Upgrading of banana leaf waste to produce solid biofuel by torrefaction: physicochemical properties, combustion behaviors, and potential emissions.

Abstract

This study is the first report that focuses on investigating the effects of torrefaction on the bioenergy-related properties, combustion behavior, and potential emissions of banana leaf waste (BLW). Experiments were first conducted in a bench-scale fixed-bed reactor operating at light (220 °C), mild (250 °C), and severe (280 °C) torrefaction conditions to torrefy the raw BLW. Torrefaction pretreatments reduced the weight of the raw BLW by about 60%, but the resulting solid biofuel can preserve up to 77% of the energy content of the raw biomass.

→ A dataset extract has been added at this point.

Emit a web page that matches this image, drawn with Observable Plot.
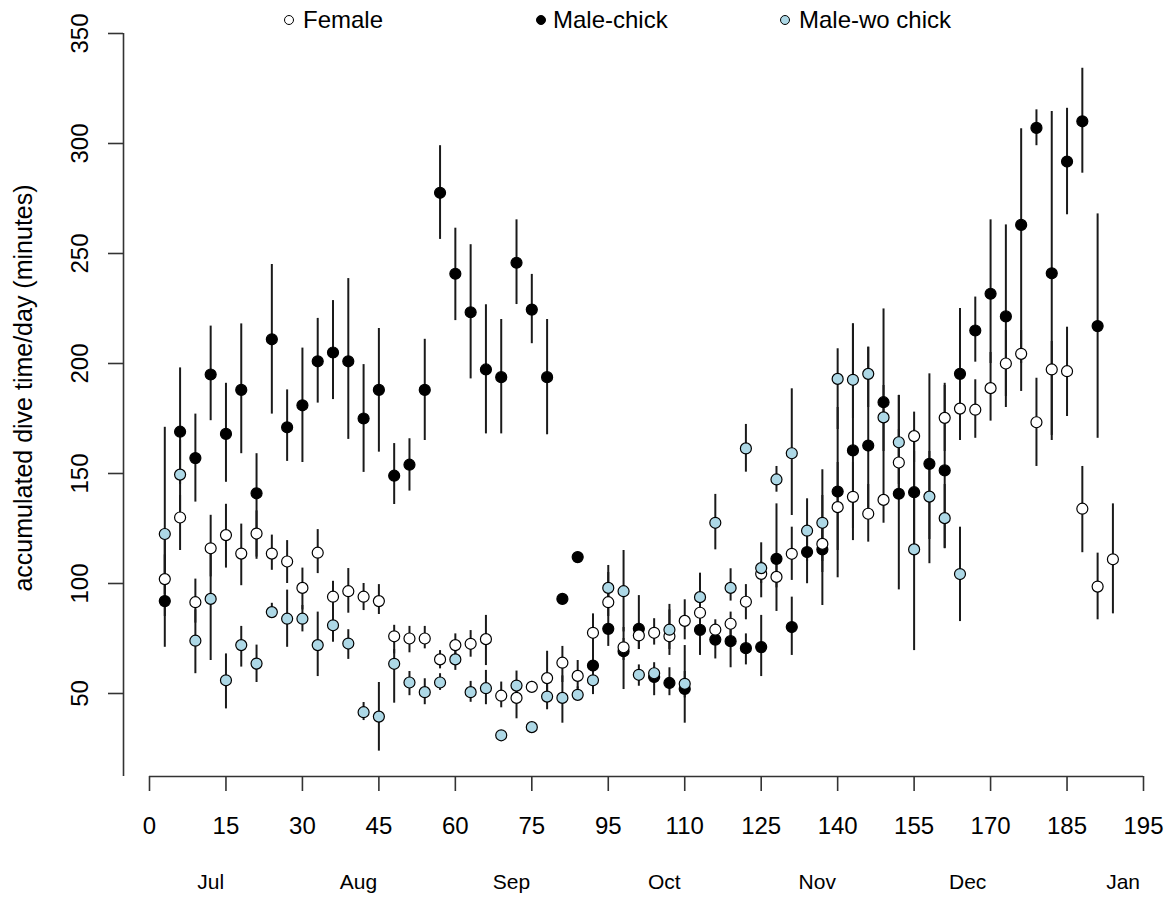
<!DOCTYPE html>
<html>
<head>
<meta charset="utf-8">
<script src="https://cdn.jsdelivr.net/npm/d3@7"></script>
<script src="https://cdn.jsdelivr.net/npm/@observablehq/plot@0.6"></script>
<style>
  html, body { margin: 0; padding: 0; background: #fff; }
  #wrap { position: relative; width: 1169px; height: 898px; font-family: "Liberation Sans", Arial, sans-serif; }
  #legend { position: absolute; left: 0; top: 0; width: 1169px; height: 40px; pointer-events: none; }
  .lg-mark { position: absolute; width: 8px; height: 8px; border: 1.3px solid #000; border-radius: 50%; top: 15px; }
  .lg-text { position: absolute; top: 8px; font-size: 24px; line-height: 24px; color: #000; white-space: nowrap; }
  #chart svg { display: block; overflow: visible; }
</style>
</head>
<body>
<div id="wrap">
  <div id="chart"></div>
  <div id="legend"></div>
</div>
<script>
// ---- data: [day, mean, lower, upper] ----
const female = [
  [3,102,85,125],[6,130,115,140],[9,91.5,82,102],[12,116,103,131],[15,122,107,136],[18,113.6,99,127],
  [21,122.7,112,133],[24,113.6,106,122],[27,110,100,119.5],[30,98,88,107],[33,114,104.5,124.5],[36,94,86,101],
  [39,96.5,86.5,106.8],[42,94,87.7,100],[45,92,85.9,99.5],[48,76,68,81],[51,75,68.5,80.5],[54,75,70.3,80.5],
  [57,65.5,61.2,69.5],[60,72,66.5,77.1],[63,72.6,66.5,78.6],[66,74.7,62.7,85.5],[69,49,43.5,55.2],[72,48,38.5,55],
  [75,53,50.5,55.5],[78,57,50,69.2],[81,64,55,71.4],[84,58,52,65],[87,77.6,70,86.2],[90,91.5,85,98],
  [93,71,65,80],[96,76.4,70,82],[99,77.6,72,84],[102,76,67.3,90.5],[105,83,74.4,92.6],[108,86.7,80,95],
  [111,79,75,83.5],[114,81.7,75,87],[117,91.7,83.5,99.5],[120,104.4,93.5,110],[123,103,87.3,112],[126,113.5,101.4,125.6],
  [132,118,105,130],[135,134.7,115,155],[138,139.4,125,155],[141,131.7,118.8,145],[144,138,127.4,150],[147,155,140,170],
  [150,167,155,177.9],[156,175.3,160,190],[159,179.5,166,192],[162,179,166,192.6],[165,188.8,173.8,205],[168,200,180,215],
  [171,204.4,187.3,215],[174,173.3,153.2,193.3],[177,197.3,167.3,210],[180,196.5,175.9,216.5],[183,134,114,153.2],
  [186,98.6,83.5,113.8],[189,111,86.2,136.2]
];
const maleChick = [
  [3,92,71,113],[6,169,145,198],[9,157,137,177],[12,195,174,217],[15,168,146,191],[18,188,159,218],
  [21,141,111,159],[24,211,177,245],[27,171,155.5,188],[30,181,155,207],[33,201,182,220.5],[36,205,183.6,228.6],
  [39,201,165.5,238.6],[42,175,150.5,199.5],[45,188,159.7,215.9],[48,149,135.9,163.6],[51,154,142,165.8],[54,188,165,211],
  [57,277.6,256.4,299],[60,240.8,219.5,261.5],[63,223.3,193,254],[66,197.3,168,226.7],[69,193.8,168,220],[72,245.8,226.8,265.3],
  [75,224.5,209,240.5],[78,193.8,167.6,220],[81,93,null,null],[84,112,null,null],[87,62.7,55,70],[90,79.4,71.4,108.2],
  [93,69.2,51.8,75],[96,79.4,70,94.5],[99,57.5,49,62],[102,54.8,49,61.7],[105,52.1,36.5,71.8],[108,78.9,67.3,85],
  [111,74.5,65.7,78],[114,73.8,61.7,80],[117,70.6,63,77.1],[120,71.1,57.7,85.5],[123,111.2,98,136.2],[126,80.2,67.3,93.8],
  [129,114.3,99.9,125],[132,115.5,90,140],[135,141.8,102.6,180],[138,160.5,119.5,218],[141,162.7,130,207.4],[144,182.4,150,224.8],
  [147,140.8,97.1,185.5],[150,141.5,115,170],[153,154.4,109,195.3],[156,151.4,115.8,191],[159,195.3,165,225],[162,215,200.6,230.2],
  [165,231.7,200,265.3],[168,221.4,185,263],[171,263,200,306.7],[174,307.1,299,315.3],[177,241,165,314.5],[180,291.8,267.6,316],
  [183,310.1,286.5,334.2],[186,217,166,268]
];
const maleWoChick = [
  [3,122.5,95,171],[6,149.5,130,165],[9,74,59,88],[12,93,65,115],[15,56,43,68],[18,72,62,80.5],
  [21,63.6,55,72],[24,87,84.5,91],[27,84,71,97],[30,84,78,90],[33,72,57.7,87],[36,81,73.3,88],
  [39,72.7,65.5,79],[42,41.5,37.7,45.9],[45,39.5,23.8,55],[48,63.5,45.6,70],[51,55,49,60],[54,50.6,44.9,56.7],
  [57,55,51.4,59],[60,65.5,60.5,70],[63,50.6,46,55.5],[66,52.4,44.9,60.5],[69,31,null,null],[72,53.6,47,60.2],
  [75,34.7,null,null],[78,48.6,42.6,55],[81,48,36.5,58],[84,49.4,46.8,53],[87,56,49.5,60],[90,98,90,105],
  [93,96.5,78,115],[96,58.5,53.3,63],[99,59.2,55,64],[102,79,70,88],[105,54.4,48,60],[108,93.8,88,104.7],
  [111,127.6,115.3,140.5],[114,98,92,106.7],[117,161.4,150.6,172.3],[120,107,100,118.5],[123,147.3,141.5,153.2],[126,159.2,130.9,188.5],
  [129,124,110,138.5],[132,127.6,110,151.7],[135,193,170,206.7],[138,192.6,175,218],[141,195.3,180,207.4],[144,175.5,160,190],
  [147,164.2,145,185.5],[150,115.5,69.5,160],[153,139.5,120,160],[156,129.7,116,145],[159,104.3,82.7,125.6]
];

const seriesNames = ["Female", "Male-chick", "Male-wo chick"];
const seriesFill = ["#ffffff", "#000000", "#add8e6"];

const xTickPos = [0,15,30,45,60,75,90,105,120,135,150,165,180,195];
const xTickLabels = ["0","15","30","45","60","75","95","110","125","140","155","170","185","195"];
const yTicks = [50,100,150,200,250,300,350];
const months = ["Jul","Aug","Sep","Oct","Nov","Dec","Jan"];
const monthPos = [12, 41, 71, 101, 131, 160.5, 191];
const yTitle = "accumulated dive time/day (minutes)";

// ---- build table ----
const toRows = (arr, s) => arr.map(([day, mean, lo, hi]) => ({series: s, day, mean, lo, hi}));
const fRows = toRows(female, seriesNames[0]);
const mRows = toRows(maleChick, seriesNames[1]);
const bRows = toRows(maleWoChick, seriesNames[2]);
const allRows = [...fRows, ...mRows, ...bRows];
const barRows = allRows.filter(d => d.lo != null && d.hi != null);

const yAxisFloor = 12.3; // bottom end of the drawn axis lines
const xAxisLeft = -5.1;  // x position of the vertical axis line

const font = "Liberation Sans, Arial, sans-serif";
const dotStyle = {x: "day", y: "mean", r: 5.5, stroke: "#000", strokeWidth: 1.2};

const chart = Plot.plot({
  width: 1169,
  height: 898,
  marginLeft: 123,
  marginRight: 26,
  marginTop: 33,
  marginBottom: 122,
  style: {fontFamily: font, background: "#fff", color: "#000", overflow: "visible"},
  x: {domain: [0, 195], range: [149, 1143]},
  y: {domain: [50, 350], range: [693, 33]},
  marks: [
    // axis lines
    Plot.ruleY([yAxisFloor], {x1: xTickPos[0], x2: xTickPos[xTickPos.length - 1], stroke: "#333", strokeWidth: 1.6}),
    Plot.ruleX([xAxisLeft], {y1: yAxisFloor, y2: yTicks[yTicks.length - 1], stroke: "#333", strokeWidth: 1.6}),
    // x axis ticks + labels
    Plot.axisX({
      ticks: xTickPos, tickSize: 15, tickPadding: 25, fontSize: 24, label: null,
      tickFormat: d => xTickLabels[xTickPos.indexOf(d)], stroke: "#333", strokeWidth: 1.6
    }),
    // y axis ticks (labels drawn rotated below)
    Plot.axisY({ticks: yTicks, tickSize: 15, label: null, tickFormat: () => "", stroke: "#333", strokeWidth: 1.6}),
    Plot.text(yTicks, {y: d => d, text: d => String(d), frameAnchor: "left", textAnchor: "middle", lineAnchor: "middle", dx: -43, rotate: -90, fontSize: 24, fill: "#000"}),
    // y title
    Plot.text([yTitle], {frameAnchor: "left", textAnchor: "middle", lineAnchor: "middle", dx: -100, dy: -17, rotate: -90, fontSize: 25, fill: "#000"}),
    // month labels
    Plot.text(months, {x: (d, i) => monthPos[i], frameAnchor: "bottom", lineAnchor: "middle", dy: 106, fontSize: 21, fill: "#000"}),
    // error bars
    Plot.ruleX(barRows, {x: "day", y1: "lo", y2: "hi", stroke: "#1a1a1a", strokeWidth: 2}),
    // points
    Plot.dot(mRows, {...dotStyle, fill: seriesFill[1]}),
    Plot.dot(fRows, {...dotStyle, fill: seriesFill[0]}),
    Plot.dot(bRows, {...dotStyle, fill: seriesFill[2]})
  ]
});
document.getElementById("chart").appendChild(chart);

// ---- legend ----
const legendMarkX = [289, 541, 785];
const legendTextX = [303, 553, 799];
const legend = document.getElementById("legend");
seriesNames.forEach((name, i) => {
  const m = document.createElement("div");
  m.className = "lg-mark";
  m.style.left = (legendMarkX[i] - 5) + "px";
  m.style.background = seriesFill[i];
  legend.appendChild(m);
  const t = document.createElement("div");
  t.className = "lg-text";
  t.style.left = legendTextX[i] + "px";
  t.textContent = name;
  legend.appendChild(t);
});
</script>
</body>
</html>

It was found that torrefied BLW contains more concentrated fixed carbon than the raw BLW, volatile matter content of up to 59.8 wt.%, and a higher HHV of up to 20.7 MJ kg-1 with higher concentrations of carbon, nitrogen, and ash. Bulk density increased 13.0% over the raw BLW, and the torrefied BLW became a solid biofuel with 51.5% greater energy density under the severe torrefaction condition. The upgrading of BLW by torrefaction enhanced its combustion performance in terms of comprehensive combustion, ignition, burnout, and flammability indices. Compared with commercial hard coal, BLW torrefied at the mild condition (250 °C) had lower potential emissions per unit of energy, 25.3% less CO2 emission, 3.1% less CO emission, 96.4% less SO2 emission, and 18.4% less dust emission, except for NOX emission. This study conclusively indicates that BLW after torrefaction has enhanced bioenergy-related properties, improved combustion performance, and reduced emissions potential, proving to be a promising method for its valorization.